Continuous delivery (CD) is a software development practice that automates quality assurance (QA) testing in order to facilitate frequent code releases to a staging server.
A continuous delivery approach requires the production and test environments to be similar. Once new code is committed, it triggers an automated work flow that builds, tests and stages the update.
With continuous delivery, the developer makes the final decision about whether the code is stable enough to move into a live production environment, and the operations team is responsible for moving approved code from stage to a production server.
Techopedia Explains Continuous Delivery
The most important thing to understand about the role continuous delivery plays in DevOps is that "delivery" does not mean "pushed into production."

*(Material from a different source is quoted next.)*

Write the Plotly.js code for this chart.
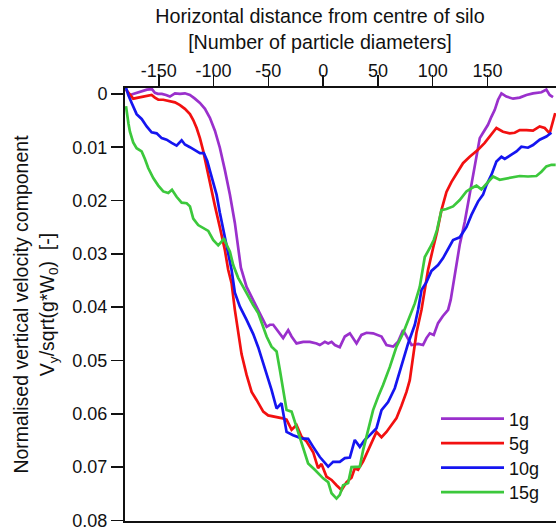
<!DOCTYPE html>
<html>
<head>
<meta charset="utf-8">
<script src="https://cdn.plot.ly/plotly-3.0.1.min.js"></script>
<style>
html,body{margin:0;padding:0;background:#fff;overflow:hidden;}
#chart{width:556px;height:532px;}
</style>
</head>
<body>
<div id="chart"></div>
<script>
// Series names
const seriesNames = ["1g", "5g", "10g", "15g"];

// Horizontal distance [particle diameters] and normalised vertical velocity for each series
const x1g = [-176.4,-171.8,-166.3,-160.9,-156.3,-153.6,-150.8,-147.2,-143.5,-139.9,-135.3,-130.7,-126.2,-121.6,-117.1,-112.5,-107.9,-103.4,-98.8,-94.3,-89.7,-85.1,-80.6,-77.8,-75.1,-69.9,-65.3,-60.8,-56.2,-51.6,-48.6,-45.6,-41.1,-36.5,-31.9,-28.8,-24.3,-18.2,-12.1,-6.0,-3.0,1.6,4.6,7.7,10.7,15.2,19.8,24.4,30.5,35.0,39.6,45.6,53.3,57.8,63.9,68.4,73.0,76.1,80.7,86.7,91.2,94.3,97.4,101.0,104.9,109.2,114.1,116.5,118.6,121.7,124.7,129.3,133.8,138.4,143.0,146.0,150.5,153.6,156.7,159.7,162.8,167.3,173.4,179.5,185.6,191.6,199.3,203.8,206.8,209.9];
const y1g = [0.0002,-0.0001,-0.0004,-0.0008,-0.0009,-0.0002,0,0,0.0002,0.0005,-0.0001,0,-0.0001,0.0002,0.0009,0.0017,0.0028,0.0045,0.0069,0.0101,0.0143,0.0189,0.0242,0.0283,0.0326,0.0362,0.0380,0.0399,0.0418,0.0437,0.0433,0.0433,0.0446,0.0458,0.0443,0.0455,0.0468,0.0465,0.0465,0.0468,0.0471,0.0465,0.0468,0.0465,0.0471,0.0475,0.0455,0.0449,0.0468,0.0452,0.0448,0.0449,0.0455,0.0471,0.0474,0.0465,0.0443,0.0455,0.0471,0.0469,0.0471,0.0458,0.0449,0.0452,0.0430,0.0417,0.0405,0.0386,0.0358,0.0323,0.0283,0.0240,0.0189,0.0133,0.0083,0.0073,0.0058,0.0043,0.0030,0.0011,-0.0001,0.0005,0.0009,0.0007,0.0002,-0.0001,-0.0003,-0.0008,0.0002,0.0006];

const x5g = [-180.0,-176.4,-173.4,-168.8,-162.7,-156.6,-153.6,-150.5,-146.0,-139.9,-135.3,-130.7,-126.2,-121.6,-118.6,-115.5,-112.5,-109.5,-106.4,-103.4,-98.8,-94.3,-89.7,-86.7,-83.6,-80.6,-77.6,-74.5,-69.9,-65.3,-60.8,-54.7,-50.2,-44.1,-38.0,-33.4,-28.8,-24.3,-19.7,-15.1,-9.1,-4.6,-1.5,3.1,7.7,12.2,16.8,21.4,25.9,28.9,31.9,36.5,41.1,44.2,48.7,53.3,57.8,62.4,67.0,71.5,76.1,79.1,82.1,85.2,89.8,92.8,95.8,100.4,104.0,108.0,112.6,117.2,121.7,127.7,133.8,141.4,147.5,152.1,158.2,164.2,170.3,174.9,179.5,185.6,191.6,197.7,202.3,206.8,209.9,211.9];
const y5g = [-0.0008,0.0002,0.0009,0.0007,0.0005,0.0002,0.0007,0.0011,0.0011,0.0014,0.0016,0.0021,0.0028,0.0038,0.0049,0.0064,0.0083,0.0107,0.0137,0.0171,0.0210,0.0250,0.0293,0.0330,0.0355,0.0405,0.0448,0.0488,0.0527,0.0559,0.0574,0.0596,0.0603,0.0605,0.0608,0.0611,0.0630,0.0621,0.0643,0.0652,0.0672,0.0702,0.0694,0.0718,0.0724,0.0734,0.0743,0.0728,0.0720,0.0702,0.0705,0.0689,0.0668,0.0652,0.0634,0.0644,0.0634,0.0621,0.0608,0.0585,0.0559,0.0537,0.0492,0.0448,0.0405,0.0368,0.0330,0.0289,0.0259,0.0218,0.0184,0.0165,0.0149,0.0130,0.0118,0.0105,0.0092,0.0080,0.0064,0.0071,0.0074,0.0073,0.0068,0.0068,0.0069,0.0061,0.0064,0.0074,0.0052,0.0036];

const x10g = [-180.5,-177.9,-174.8,-170.3,-165.7,-161.1,-156.6,-152.0,-147.4,-142.9,-138.3,-133.8,-129.2,-126.2,-121.6,-117.1,-112.5,-108.9,-105.8,-103.4,-100.4,-97.3,-94.3,-91.2,-88.1,-83.6,-80.6,-76.0,-69.9,-63.9,-59.3,-54.7,-50.2,-47.1,-42.5,-38.0,-33.4,-27.4,-19.7,-13.7,-9.1,-3.0,4.6,9.1,15.2,19.8,24.4,28.9,33.5,38.0,42.6,48.7,53.3,59.3,65.4,71.5,77.6,83.7,86.7,89.8,94.3,98.9,104.9,109.5,114.1,118.6,124.7,130.8,135.4,141.4,146.0,149.1,153.6,158.2,162.8,165.8,171.9,176.5,181.0,187.0,191.6,197.7,203.8,208.4];
const y10g = [-0.0015,0.0002,0.0017,0.0038,0.0047,0.0061,0.0072,0.0074,0.0083,0.0086,0.0092,0.0097,0.0087,0.0095,0.0100,0.0105,0.0111,0.0111,0.0126,0.0144,0.0165,0.0189,0.0223,0.0255,0.0285,0.0330,0.0373,0.0399,0.0424,0.0450,0.0475,0.0505,0.0531,0.0555,0.0590,0.0580,0.0634,0.0640,0.0646,0.0647,0.0662,0.0681,0.0699,0.0690,0.0690,0.0683,0.0682,0.0649,0.0662,0.0649,0.0640,0.0627,0.0593,0.0578,0.0552,0.0512,0.0468,0.0433,0.0405,0.0368,0.0353,0.0332,0.0321,0.0308,0.0291,0.0274,0.0269,0.0250,0.0227,0.0202,0.0189,0.0171,0.0152,0.0127,0.0118,0.0122,0.0114,0.0108,0.0099,0.0101,0.0096,0.0086,0.0080,0.0073];

const x15g = [-180.0,-178.8,-177.7,-176.4,-173.4,-170.3,-165.7,-162.7,-159.7,-155.1,-150.5,-146.0,-141.4,-138.0,-133.8,-129.2,-124.6,-121.6,-118.6,-114.1,-109.5,-104.9,-100.4,-95.8,-92.7,-90.6,-88.1,-85.1,-82.1,-77.6,-73.0,-68.4,-63.9,-59.3,-56.2,-51.6,-47.1,-42.5,-39.5,-36.5,-33.4,-28.8,-24.3,-19.7,-13.7,-7.6,0,4.6,7.7,12.2,15.2,18.2,22.8,25.9,30.5,33.5,36.5,41.1,45.6,50.2,54.7,60.9,67.0,73.0,79.1,83.7,88.2,91.2,92.8,97.4,101.0,104.0,108.0,112.6,118.6,124.7,130.8,135.4,140.0,144.5,149.1,155.1,161.2,167.3,173.4,179.5,187.0,194.7,199.3,203.8,208.4,212.3];
const y15g = [0.0023,0.0045,0.0056,0.0071,0.0091,0.0102,0.0108,0.0122,0.0139,0.0158,0.0172,0.0183,0.0186,0.0180,0.0193,0.0204,0.0205,0.0211,0.0234,0.0246,0.0252,0.0257,0.0274,0.0284,0.0277,0.0271,0.0283,0.0296,0.0321,0.0345,0.0362,0.0380,0.0396,0.0411,0.0430,0.0455,0.0474,0.0483,0.0518,0.0555,0.0593,0.0596,0.0624,0.0655,0.0693,0.0705,0.0721,0.0728,0.0749,0.0759,0.0752,0.0734,0.0730,0.0700,0.0699,0.0699,0.0668,0.0630,0.0593,0.0568,0.0546,0.0512,0.0474,0.0449,0.0418,0.0393,0.0362,0.0330,0.0306,0.0289,0.0274,0.0255,0.0218,0.0216,0.0211,0.0199,0.0183,0.0177,0.0172,0.0179,0.0168,0.0155,0.0161,0.0159,0.0157,0.0154,0.0155,0.0154,0.0146,0.0136,0.0133,0.0133];

// Tick values and labels
const xTickVals = [-150, -100, -50, 0, 50, 100, 150];
const xTickText = ["-150", "-100", "-50", "0", "50", "100", "150"];
const yTickVals = [0, 0.01, 0.02, 0.03, 0.04, 0.05, 0.06, 0.07, 0.08];
const yTickText = ["0", "0.01", "0.02", "0.03", "0.04", "0.05", "0.06", "0.07", "0.08"];

const colors = ["#9A30CC", "#F21010", "#1515F0", "#3CC83C"];
const xs = [x1g, x5g, x10g, x15g];
const ys = [y1g, y5g, y10g, y15g];
const legendIds = ["legend", "legend2", "legend3", "legend4"];

const FONT = "Liberation Sans, Arial, Helvetica, sans-serif";
const INK = "#111111";

const traces = seriesNames.map((name, i) => ({
  type: "scatter",
  mode: "lines",
  name: name,
  legend: legendIds[i],
  x: xs[i],
  y: ys[i],
  line: {color: colors[i], width: 2.7},
}));

// plot area in pixels: left 125, right 556, top 88, bottom 521
const legendRowsPx = [419, 443.5, 468, 492.5];
function legendAt(ypx) {
  return {
    x: (436 - 125) / 431,
    xanchor: "left",
    y: (521 - ypx) / 433,
    yanchor: "middle",
    bgcolor: "rgba(255,255,255,0)",
    borderwidth: 0,
    font: {family: FONT, size: 18, color: INK},
    itemwidth: 63,
  };
}

const layout = {
  width: 556,
  height: 532,
  margin: {l: 125, r: 0, t: 88, b: 11, pad: 0},
  paper_bgcolor: "#ffffff",
  plot_bgcolor: "#ffffff",
  font: {family: FONT, size: 18, color: INK},
  showlegend: true,
  title: {
    text: "Horizontal distance from centre of silo<br>[Number of particle diameters]",
    font: {family: FONT, size: 19.7, color: INK},
    x: 320 / 556,
    xref: "container",
    xanchor: "center",
    y: 1 - 23 / 532,
    yref: "container",
    yanchor: "top",
  },
  xaxis: {
    side: "top",
    range: [-180.9, 212.6],
    tickmode: "array",
    tickvals: xTickVals,
    ticktext: xTickText,
    ticks: "outside",
    ticklen: 11,
    tickwidth: 1.5,
    tickcolor: INK,
    ticklabelstandoff: -9,
    showline: true,
    linewidth: 2,
    linecolor: INK,
    mirror: true,
    showgrid: false,
    zeroline: false,
    tickfont: {family: FONT, size: 18, color: INK},
  },
  yaxis: {
    range: [0.0801, -0.0011],
    tickmode: "array",
    tickvals: yTickVals,
    ticktext: yTickText,
    ticks: "outside",
    ticklen: 12,
    tickwidth: 1.5,
    tickcolor: INK,
    showline: true,
    linewidth: 2,
    linecolor: INK,
    showgrid: false,
    zeroline: false,
    tickfont: {family: FONT, size: 18, color: INK},
    title: {
      text: "Normalised vertical velocity component<br>V<sub>y</sub>/sqrt(g*W<sub>0</sub>)  [-]",
      font: {family: FONT, size: 19.5, color: INK},
      standoff: 13,
    },
  },
  legend: legendAt(legendRowsPx[0]),
  legend2: legendAt(legendRowsPx[1]),
  legend3: legendAt(legendRowsPx[2]),
  legend4: legendAt(legendRowsPx[3]),
};

Plotly.newPlot("chart", traces, layout, {staticPlot: true, displayModeBar: false});
</script>
</body>
</html>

When a developer says that code is ready for delivery, it simply means that the code has been written, peer reviewed, merged and successfully passed software QA tests before the new source code version was tagged in the development team's configuration management tool.
What is CI/CD?
Continuous delivery is often mentioned in tandem with continuous integration (CI). CI/CD is an umbrella term that is often used to describe any software development process that includes automation.
DevOps and DevSecOps teams use automation to accelerate the build, test, and deployment stages of software development. This includes:
Continuous delivery — QA testing is automated, but code is released manually.
Continuous deployment — Code changes are automatically released to production as canary tests.
Continuous integration — Developers use a shared repository like Git to automatically build and run QA tests. If a build or test fails, the CI server alerts the development team.
Continuous Delivery vs. Deployment
In addition to continuous integration and continuous delivery, CI/CD includes the concept of continuous deployment.
Unlike a continuous delivery approach, which requires operations team members to manually release code to production, continuous deployments automatically release code into production using canary tests.
A canary test is simply a code release that only goes out to a small percentage of users. In this approach, the small percentage of end users that receive the code release serve as the test environment.